5111. — À M. DEBRUS[1].
Lundi au soir (déc. 25. 1762)[2].

Je fais mon tendre compliment à M. Debrus et à tous nos amis de la liberté que Mlles Calas viennent d’obtenir du roi, par les généreuses sollicitations de Mme la duchesse d’Enville[3].

Voici le mémoire de M. Loyseau. Je n’ai pu l’envoyer plus tôt, parce que tout le monde chez moi l’a voulu lire. Je prie M. Debrus de me le renvoyer, en cas qu’il en ait déjà reçu des exemplaires de Paris.
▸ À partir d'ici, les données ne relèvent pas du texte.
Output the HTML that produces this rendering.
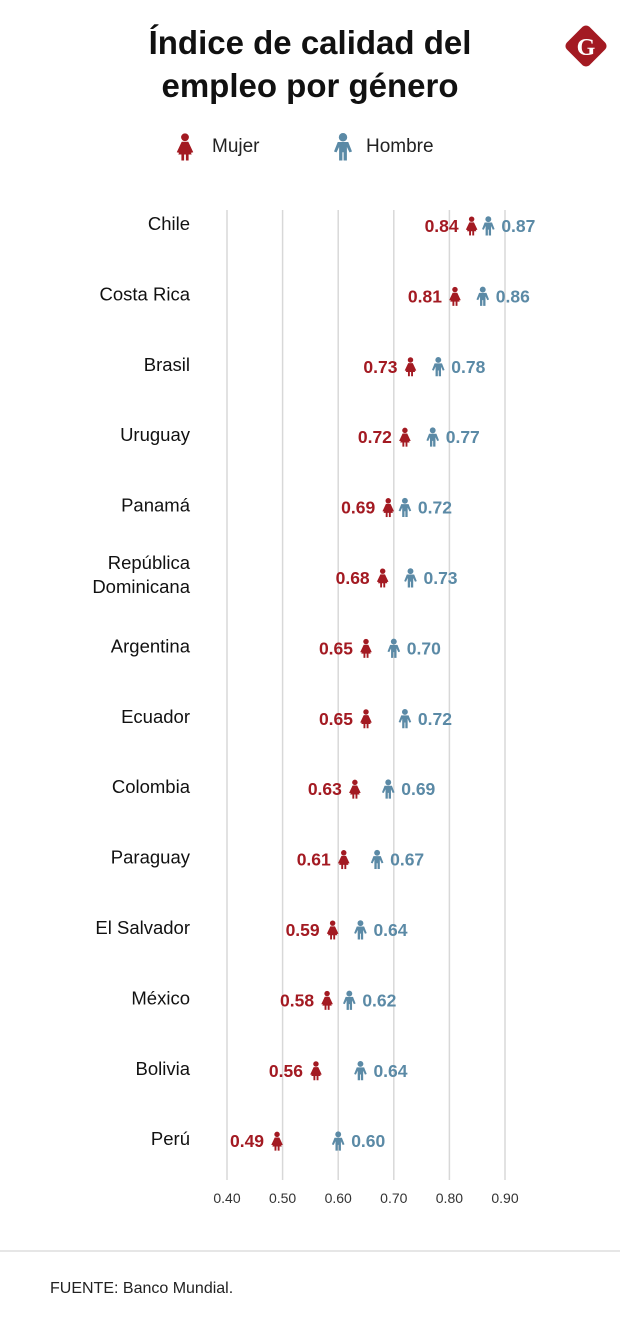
<!DOCTYPE html>
<html><head><meta charset="utf-8"><style>
body{margin:0;background:#fff;width:620px;height:1334px;overflow:hidden;font-family:"Liberation Sans",sans-serif}
</style></head><body>
<svg width="620" height="1334" viewBox="0 0 620 1334">
<defs>
<g id="woman"><circle cx="0" cy="-6.5" r="2.6"/><path d="M-2.2,-3.5 L2.2,-3.5 L5.5,3.5 L3.5,4 L3,2 L4.5,5 L-4.5,5 L-3,2 L-3.5,4 L-5.5,3.5 Z"/><rect x="-2.4" y="4.5" width="1.8" height="4.5"/><rect x="0.6" y="4.5" width="1.8" height="4.5"/></g>
<g id="man"><circle cx="0" cy="-6.5" r="2.8"/><path d="M-3.5,-3.3 L3.5,-3.3 L6,3 L4.3,3.6 L2.6,0 L2.6,9 L0.4,9 L0.4,3.5 L-0.4,3.5 L-0.4,9 L-2.6,9 L-2.6,0 L-4.3,3.6 L-6,3 Z"/></g>
</defs>
<text x="310" y="54" text-anchor="middle" font-size="33" font-weight="bold" fill="#111">Índice de calidad del</text>
<text x="310" y="97" text-anchor="middle" font-size="33" font-weight="bold" fill="#111">empleo por género</text>
<g><rect x="570" y="30" width="32" height="32" rx="5" transform="rotate(45 586 46)" fill="#a31a22"/><text x="586" y="55" text-anchor="middle" font-size="24" font-weight="bold" fill="#fff" font-family="Liberation Serif,serif">G</text></g>
<g><use href="#woman" fill="#a31a22" transform="translate(185 147) scale(1.5)"/><text x="212" y="152" font-size="19" fill="#222">Mujer</text></g>
<g><use href="#man" fill="#5b8aa6" transform="translate(343 147) scale(1.5)"/><text x="366" y="152" font-size="19" fill="#222">Hombre</text></g>
<g id="grid"></g><g id="rows"></g>
<line x1="0" y1="1251" x2="620" y2="1251" stroke="#ddd" stroke-width="1.5"/>
<text x="50" y="1293" font-size="16" fill="#222">FUENTE: Banco Mundial.</text>
</svg>
<script>
const countries=["Chile","Costa Rica","Brasil","Uruguay","Panamá","República|Dominicana","Argentina","Ecuador","Colombia","Paraguay","El Salvador","México","Bolivia","Perú"];
const mujer=[0.84,0.81,0.73,0.72,0.69,0.68,0.65,0.65,0.63,0.61,0.59,0.58,0.56,0.49];
const hombre=[0.87,0.86,0.78,0.77,0.72,0.73,0.70,0.72,0.69,0.67,0.64,0.62,0.64,0.60];
const ticks=[0.4,0.5,0.6,0.7,0.8,0.9];
const NS="http://www.w3.org/2000/svg";
const x=v=>227+(v-0.4)*556;
const y=i=>226+i*70.4;
function mk(tag,attrs,parent){const e=document.createElementNS(NS,tag);for(const k in attrs)e.setAttribute(k,attrs[k]);parent.appendChild(e);return e;}
const grid=document.getElementById('grid'),rows=document.getElementById('rows');
ticks.forEach(t=>{
 const l=mk('line',{x1:x(t),x2:x(t),y1:210,y2:1180,stroke:'#d8d8d8','stroke-width':1.5},grid);
 
 
 const tx=mk('text',{x:x(t),y:1203,'text-anchor':'middle','font-size':14,fill:'#333'},grid);
 tx.textContent=t.toFixed(2);
 
 
});
countries.forEach((c,i)=>{
 const cy=y(i);
 const lab=mk('text',{x:190,'text-anchor':'end','font-size':18.5,fill:'#111'},rows);
 
 
 const parts=c.split('|');
 if(parts.length===1){lab.setAttribute('y',cy+4);lab.textContent=c;}
 else parts.forEach((p,k)=>{const ts=mk('tspan',{x:190,y:cy-9+k*24},lab);ts.textContent=p;});
 const w=mk('use',{href:'#woman',fill:'#a31a22',transform:`translate(${x(mujer[i])} ${cy}) scale(1.05)`},rows);
 
 
 const m=mk('use',{href:'#man',fill:'#5b8aa6',transform:`translate(${x(hombre[i])} ${cy}) scale(1.05)`},rows);
 
 
 const tw=mk('text',{x:x(mujer[i])-13,y:cy+6,'text-anchor':'end','font-size':17.5,'font-weight':'bold',fill:'#a31a22'},rows);
 tw.textContent=mujer[i].toFixed(2);
 
 
 const th=mk('text',{x:x(hombre[i])+13,y:cy+6,'font-size':17.5,'font-weight':'bold',fill:'#5b8aa6'},rows);
 th.textContent=hombre[i].toFixed(2);
 
 
});
</script>
</body></html>
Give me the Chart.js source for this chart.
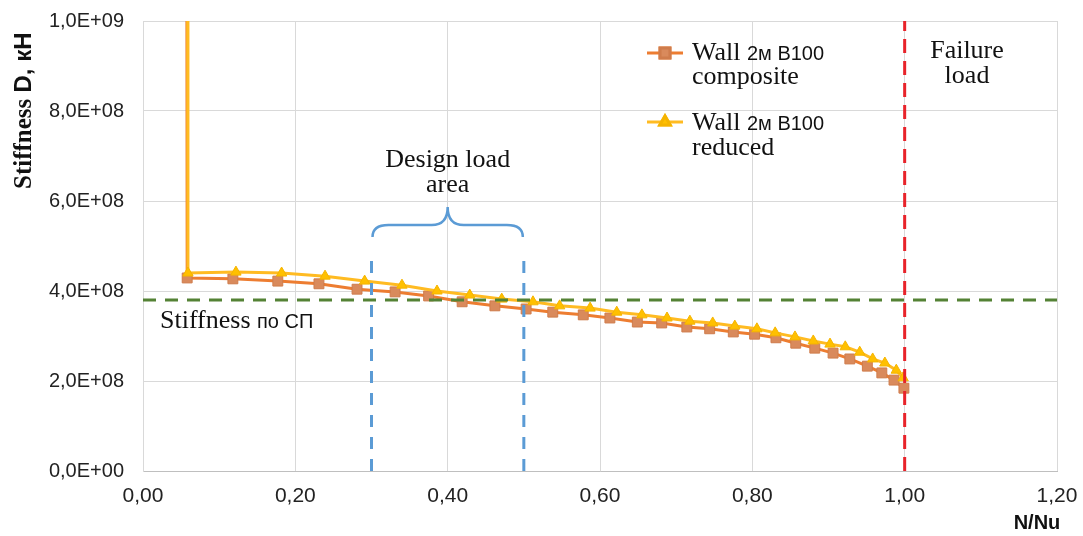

Je tiens le succès de notre cause infaillible : je dis de notre cause, car tous ceux qui aiment Dieu et leur prochain sont de la même religion.

  1. Éditeur, A. Coquerel.
  2. Date au crayon, probablement exacte. (Note du premier éditeur.)
  3. La duchesse d’Enville, née de La Rochefoucauld, et descendant en ligne directe du second des martyrs de la Saint-Barthélémy, était célèbre par son esprit et par ses relations avec les principaux écrivains de l’époque. Elle vint à Genève pour confier ses enfants au docteur Tronchin et pour accréditer, par son exemple, une invention nouvelle et bienfaisante dont il était le propagateur, l’inoculation. Voltaire prêta sa maison des Délices à Mme d’Enville, et, devenu son hôte, la gagna aux Calas, dont elle voulut être la première bienfaitrice. Son influence fut assez puissante pour contre-balancer celle de M. de Saint-Florentin et lui arracher la délivrance des deux sœurs, après sept mois de captivité (en décembre 1762). Si Mme Calas n’avait laissé voir ses larmes et ses inquiétudes maternelles, qui souvent impatientaient Voltaire, la duchesse n’eût pas pris la peine de vaincre le mauvais vouloir du ministre. Ce qui semblait déraisonnable au vieux philosophe célibataire toucha le cœur maternel de Mme d’Enville : elle avait des filles, et elle put se mettre à la place de Mme Calas. Chacun était dans son rôle. (Note du premier éditeur.)